Land leases, ARM buydowns emerge as lending options while mortgage rates stay elevated

Mortgage lenders are getting creative to combat the housing affordability crisis fueled by rising interest rates, rolling out novel products and blending existing options to keep borrowers in the market.

Bayview Asset Management — which closed its acquisition of Guild Mortgage in November — rolled out a new program on Monday. Partnering with real estate startup Estately, the firm is combining a traditional mortgage with a land lease.

“We do a first mortgage that’s Fannie Mae-eligible, a first mortgage loan on just the house, and then Estately is going to buy the land underneath that house and do it on a 50-year leaseback to the consumer at 5%,” Michael Lau, managing director at Bayview, announced on stage Tuesday during a session on lender perspectives at the Mortgage Bankers Association (MBA)’s Secondary and Capital Markets Conference in New York.

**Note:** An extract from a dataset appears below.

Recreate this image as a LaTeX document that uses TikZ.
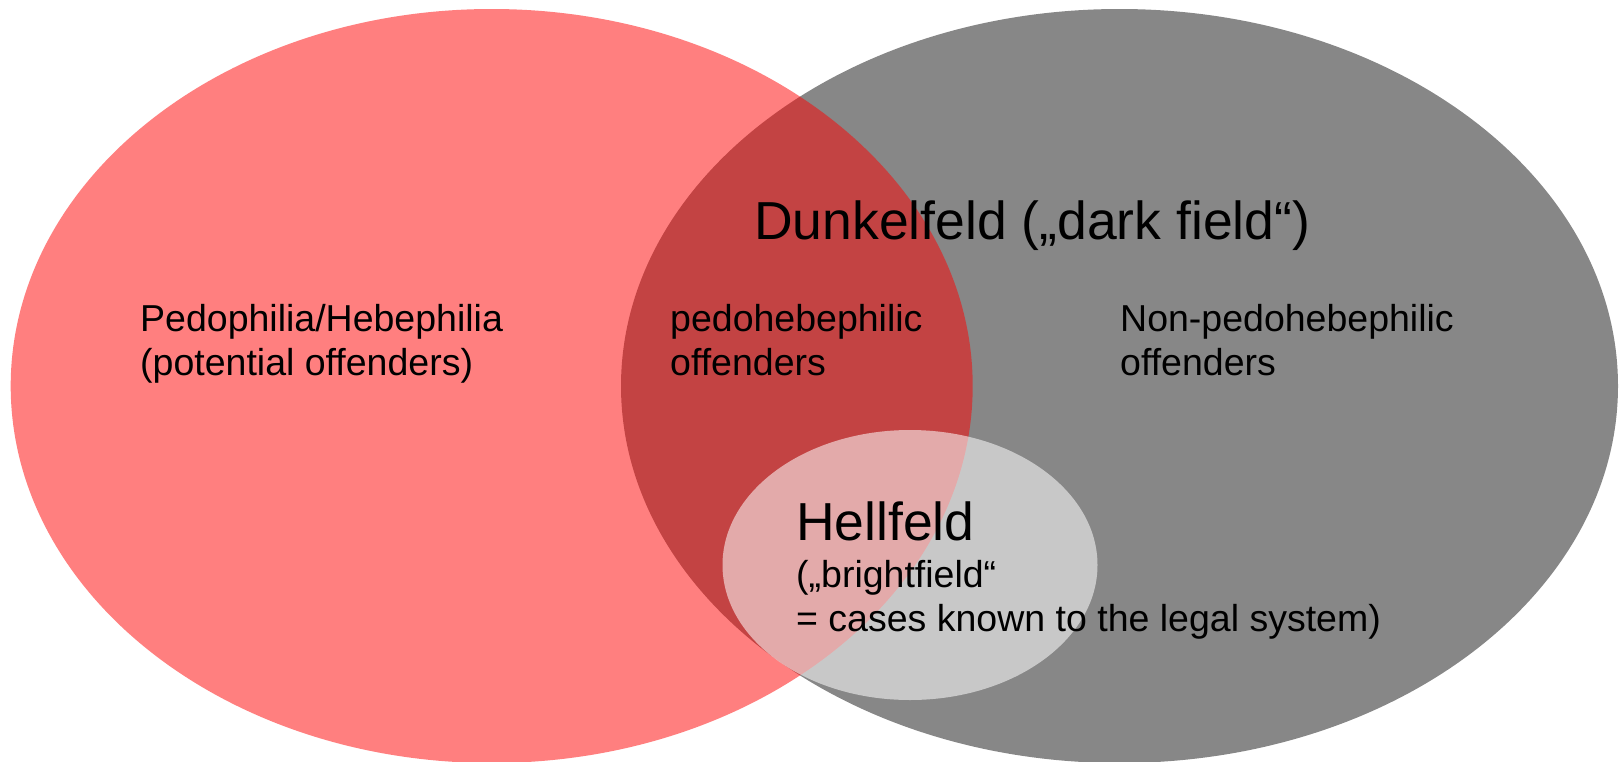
\documentclass[tikz,border=0pt]{standalone}
\usepackage{fontspec}
\setmainfont{Liberation Sans}
\definecolor{venngray}{HTML}{878787}
\tikzset{
  small/.style={anchor=base west, inner sep=0pt, font=\fontsize{37.5}{44}\selectfont},
  big/.style={anchor=base west, inner sep=0pt, font=\fontsize{53.5}{60}\selectfont},
}
\begin{document}
\begin{tikzpicture}[x=1pt,y=-1pt]
\useasboundingbox (0,0) rectangle (1623,761);
% ellipses
\fill[venngray] (1119.5,386) ellipse [x radius=498.5, y radius=377];
\fill[red, fill opacity=0.5] (491.7,386) ellipse [x radius=481, y radius=377];
\fill[white, fill opacity=0.55] (910,565) ellipse [x radius=187.5, y radius=135];
% texts
\node[big] (dunkel) at (754,239) {Dunkelfeld („dark field“)};
\node[small] (pedo1) at (140,331) {Pedophilia/Hebephilia};
\node[small] (pedo2) at (140,375) {(potential offenders)};
\node[small] (ph1) at (670,331) {pedohebephilic};
\node[small] (ph2) at (670,375) {offenders};
\node[small] (non1) at (1120,331) {Non-pedohebephilic};
\node[small] (non2) at (1120,375) {offenders};
\node[big] (hell) at (796,540) {Hellfeld};
\node[small] (bright1) at (796,587) {(„brightfield“};
\node[small] (bright2) at (796,631) {= cases known to the legal system)};
\end{tikzpicture}
\end{document}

The product, Lau explained, cuts monthly mortgage payments by roughly $300 in high-cost areas. The initial rollout is targeting Colorado, where land accounts for up to 35% of a property’s total loan amount. Estately also notes on its website that the program significantly reduces upfront costs for homebuyers.

If a borrower defaults, Lau explained that the land and the home will be repackaged together and returned to Fannie Mae.

Michael P. Patterson, chief operating officer at Freedom Mortgage, said in the same session that prolonged periods of high rates naturally breed industry innovation. Lately, he has observed a notable uptick in buydowns paired with adjustable-rate mortgages (ARMs).

“We are looking at the products that are there and probably starting to be creative with the options, putting the options together,” Patterson said. “We just, as an industry, got to make sure we don’t go too far in that creativeness that we try to offset an affordability issue and create a delinquency issue later.”

Where are rates heading?

The executives’ comments come as mortgage rates inch closer to the 7% threshold, driven by inflation fears tied to the ongoing Iran conflict.

Even if hostilities were to cease immediately, executives estimate the economic ripple effects will linger for six to 12 months, hindered by supply-chain inertia, depleted strategic petroleum reserves, and the pass-through of surging diesel and energy costs.

“We’re going to feel the effects for a long time,” Patterson said.

Overall, the mood among mortgage executives about rates remains cautiously pessimistic. The base-case forecast anticipates rates hovering in the 6.3% to 6.5% range for the remainder of the year, with a maximum of one Federal Reserve rate cut potentially dropping them near 6.1%.

Conversely, an upside scenario could push rates to 7% or beyond if triggered by one or two more geopolitical shocks. The consensus is that there are few catalysts on the horizon to drive rates meaningfully lower.

Jeana Curro, managing director and head of agency MBS research at Bank of America, weighed in on the macroeconomic outlook during a market trends session. Curro said mortgage rates are currently running hotter than expected, but the bank still projects rates settling near the 6% mark by year’s end.

“We headed into this year thinking affordability is the most important topic for the midterm elections; you’re going to see some effort to push mortgage rates lower. We got a bit of that in January with the MBS purchase announcement,” Curro said.

“The events in the Middle East have really been a challenge, they’ve really injected a lot of volatility into the market, pushing rates higher. … But this administration moves really fast when it moves.

John Sim, managing director at JPMorgan Chase, added that the bank’s rate forecast has shifted to 6.25%, up from sub-6% projections at the start of the year. Still, he cautioned that these figures can “change very rapidly.”